-- START OF Data provided --

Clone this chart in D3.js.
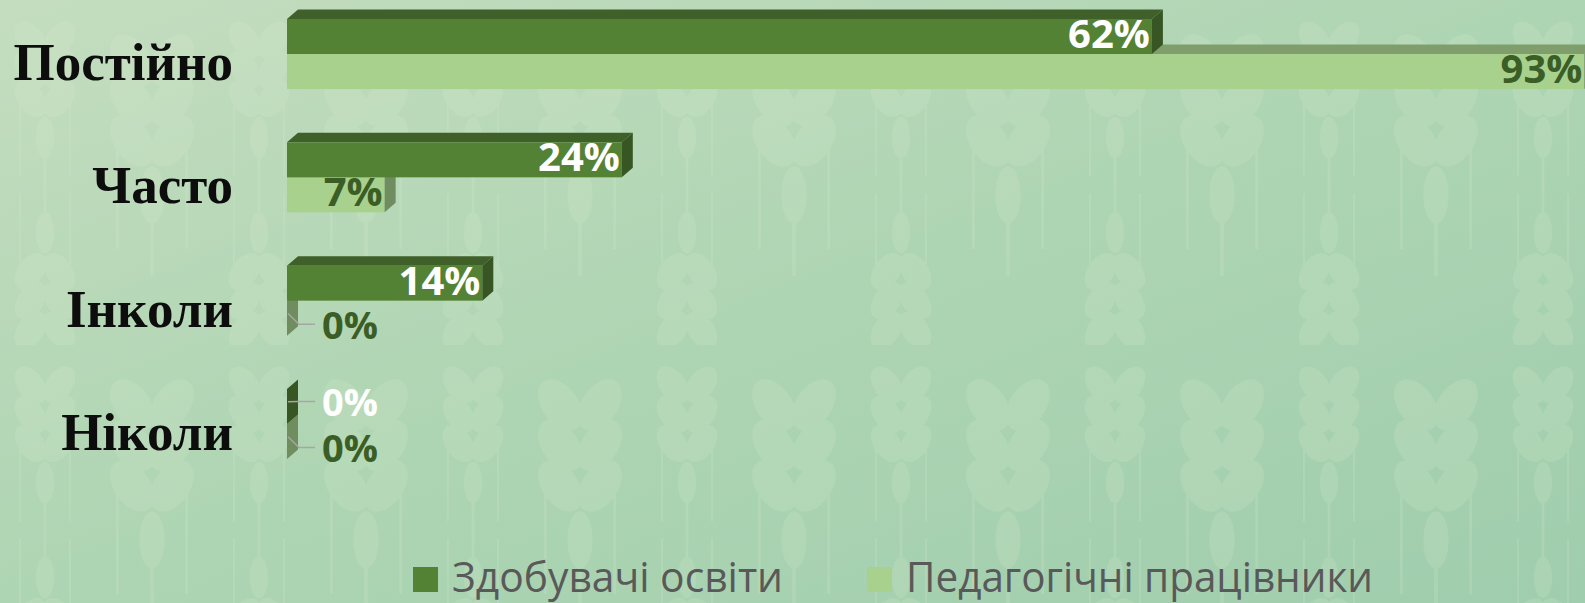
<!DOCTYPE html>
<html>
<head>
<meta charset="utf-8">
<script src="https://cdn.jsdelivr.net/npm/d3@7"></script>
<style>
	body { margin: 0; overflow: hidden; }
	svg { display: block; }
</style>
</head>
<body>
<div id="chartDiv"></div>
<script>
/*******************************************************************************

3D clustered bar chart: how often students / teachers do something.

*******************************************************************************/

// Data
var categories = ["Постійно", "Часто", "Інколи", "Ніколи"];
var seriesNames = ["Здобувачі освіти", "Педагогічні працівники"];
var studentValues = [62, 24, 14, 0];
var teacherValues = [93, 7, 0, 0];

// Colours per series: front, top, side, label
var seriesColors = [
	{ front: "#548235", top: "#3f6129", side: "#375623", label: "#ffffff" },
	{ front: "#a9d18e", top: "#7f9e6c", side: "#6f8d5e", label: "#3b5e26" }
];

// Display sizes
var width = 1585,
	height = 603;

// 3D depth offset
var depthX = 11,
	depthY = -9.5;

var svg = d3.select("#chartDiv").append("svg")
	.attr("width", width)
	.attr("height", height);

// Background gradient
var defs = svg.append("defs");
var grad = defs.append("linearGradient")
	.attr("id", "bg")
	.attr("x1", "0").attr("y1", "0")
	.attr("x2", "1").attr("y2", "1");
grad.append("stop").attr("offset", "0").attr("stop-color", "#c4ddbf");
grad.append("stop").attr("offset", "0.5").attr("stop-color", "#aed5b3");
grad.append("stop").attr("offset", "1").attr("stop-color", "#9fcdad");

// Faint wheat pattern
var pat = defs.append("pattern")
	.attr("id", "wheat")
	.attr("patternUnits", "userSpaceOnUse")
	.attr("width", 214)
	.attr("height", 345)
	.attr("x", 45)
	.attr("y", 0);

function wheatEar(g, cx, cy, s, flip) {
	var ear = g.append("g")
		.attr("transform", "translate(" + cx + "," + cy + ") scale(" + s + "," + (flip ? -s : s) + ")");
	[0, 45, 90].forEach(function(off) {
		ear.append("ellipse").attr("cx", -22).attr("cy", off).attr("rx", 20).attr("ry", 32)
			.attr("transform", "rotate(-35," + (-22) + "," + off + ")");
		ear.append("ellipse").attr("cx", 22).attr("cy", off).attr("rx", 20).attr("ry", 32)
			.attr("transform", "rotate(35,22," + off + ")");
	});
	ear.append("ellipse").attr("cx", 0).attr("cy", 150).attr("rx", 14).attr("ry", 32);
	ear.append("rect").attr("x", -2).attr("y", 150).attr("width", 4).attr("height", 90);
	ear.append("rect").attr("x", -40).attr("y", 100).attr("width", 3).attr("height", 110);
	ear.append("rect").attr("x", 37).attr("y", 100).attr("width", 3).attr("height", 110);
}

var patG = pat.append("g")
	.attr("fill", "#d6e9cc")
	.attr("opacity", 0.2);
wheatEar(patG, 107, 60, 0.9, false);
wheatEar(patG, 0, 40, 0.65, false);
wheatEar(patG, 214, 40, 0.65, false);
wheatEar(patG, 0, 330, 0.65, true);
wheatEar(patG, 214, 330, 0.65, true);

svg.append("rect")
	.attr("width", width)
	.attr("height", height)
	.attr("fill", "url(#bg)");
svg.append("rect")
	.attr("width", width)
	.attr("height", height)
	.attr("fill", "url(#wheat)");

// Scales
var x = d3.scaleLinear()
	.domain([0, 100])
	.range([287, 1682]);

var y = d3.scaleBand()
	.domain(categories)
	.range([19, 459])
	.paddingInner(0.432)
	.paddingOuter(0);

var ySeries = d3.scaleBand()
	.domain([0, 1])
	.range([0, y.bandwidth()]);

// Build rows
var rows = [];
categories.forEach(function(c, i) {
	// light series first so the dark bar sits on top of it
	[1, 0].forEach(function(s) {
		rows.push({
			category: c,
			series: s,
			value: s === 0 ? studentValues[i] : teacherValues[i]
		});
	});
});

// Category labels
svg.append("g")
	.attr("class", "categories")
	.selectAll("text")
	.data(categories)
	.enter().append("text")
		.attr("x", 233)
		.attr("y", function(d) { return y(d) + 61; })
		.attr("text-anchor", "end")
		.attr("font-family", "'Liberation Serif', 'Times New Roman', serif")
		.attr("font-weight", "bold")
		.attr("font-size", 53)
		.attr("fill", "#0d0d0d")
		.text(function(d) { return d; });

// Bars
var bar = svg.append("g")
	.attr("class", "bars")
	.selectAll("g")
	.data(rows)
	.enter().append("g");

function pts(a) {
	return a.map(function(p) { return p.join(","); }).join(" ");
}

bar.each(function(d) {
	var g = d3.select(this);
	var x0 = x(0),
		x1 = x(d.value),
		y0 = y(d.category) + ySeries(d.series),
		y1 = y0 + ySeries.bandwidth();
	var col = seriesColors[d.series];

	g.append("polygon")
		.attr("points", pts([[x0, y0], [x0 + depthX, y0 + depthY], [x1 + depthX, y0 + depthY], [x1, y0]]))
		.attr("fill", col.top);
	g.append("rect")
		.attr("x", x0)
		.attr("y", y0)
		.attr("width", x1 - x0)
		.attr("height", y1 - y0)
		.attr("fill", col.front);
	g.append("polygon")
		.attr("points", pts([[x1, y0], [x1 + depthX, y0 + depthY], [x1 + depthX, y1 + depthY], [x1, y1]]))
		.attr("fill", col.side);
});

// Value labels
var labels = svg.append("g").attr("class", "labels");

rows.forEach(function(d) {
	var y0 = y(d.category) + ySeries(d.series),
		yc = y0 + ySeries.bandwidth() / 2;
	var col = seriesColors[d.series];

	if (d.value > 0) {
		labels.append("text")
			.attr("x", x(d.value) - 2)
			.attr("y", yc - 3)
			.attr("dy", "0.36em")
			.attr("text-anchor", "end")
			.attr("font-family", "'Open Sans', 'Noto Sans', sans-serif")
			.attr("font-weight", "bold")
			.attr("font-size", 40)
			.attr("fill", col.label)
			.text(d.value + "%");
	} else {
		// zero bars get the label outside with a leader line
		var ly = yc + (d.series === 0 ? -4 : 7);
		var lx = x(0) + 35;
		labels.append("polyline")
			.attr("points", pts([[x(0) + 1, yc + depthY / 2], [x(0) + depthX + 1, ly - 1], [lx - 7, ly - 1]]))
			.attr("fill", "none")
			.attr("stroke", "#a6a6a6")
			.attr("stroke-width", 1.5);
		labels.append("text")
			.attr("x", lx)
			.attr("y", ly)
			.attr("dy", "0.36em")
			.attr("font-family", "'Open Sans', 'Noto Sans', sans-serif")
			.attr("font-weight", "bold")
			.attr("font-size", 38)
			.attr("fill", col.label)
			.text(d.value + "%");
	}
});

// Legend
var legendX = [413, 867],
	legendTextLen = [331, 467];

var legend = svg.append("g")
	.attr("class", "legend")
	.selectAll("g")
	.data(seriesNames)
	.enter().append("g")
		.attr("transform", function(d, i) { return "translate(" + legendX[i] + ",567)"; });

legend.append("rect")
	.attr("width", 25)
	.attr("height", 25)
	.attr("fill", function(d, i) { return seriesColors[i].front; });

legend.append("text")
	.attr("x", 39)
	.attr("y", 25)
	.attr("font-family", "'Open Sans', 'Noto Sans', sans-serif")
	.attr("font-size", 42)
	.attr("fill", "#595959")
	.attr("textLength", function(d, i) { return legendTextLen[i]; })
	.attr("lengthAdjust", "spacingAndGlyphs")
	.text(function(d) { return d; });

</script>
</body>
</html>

-- END OF Data provided --

_What is expected:_ Repeat the lines of the listing above verbatim, beginning at its first line and ending at the line containing "var teacherValues = [93, 7, 0, 0];", which is included. Omit pictures.

_Task output:_
Clone this chart in D3.js.
<!DOCTYPE html>
<html>
<head>
<meta charset="utf-8">
<script src="https://cdn.jsdelivr.net/npm/d3@7"></script>
<style>
	body { margin: 0; overflow: hidden; }
	svg { display: block; }
</style>
</head>
<body>
<div id="chartDiv"></div>
<script>
/*******************************************************************************

3D clustered bar chart: how often students / teachers do something.

*******************************************************************************/

// Data
var categories = ["Постійно", "Часто", "Інколи", "Ніколи"];
var seriesNames = ["Здобувачі освіти", "Педагогічні працівники"];
var studentValues = [62, 24, 14, 0];
var teacherValues = [93, 7, 0, 0];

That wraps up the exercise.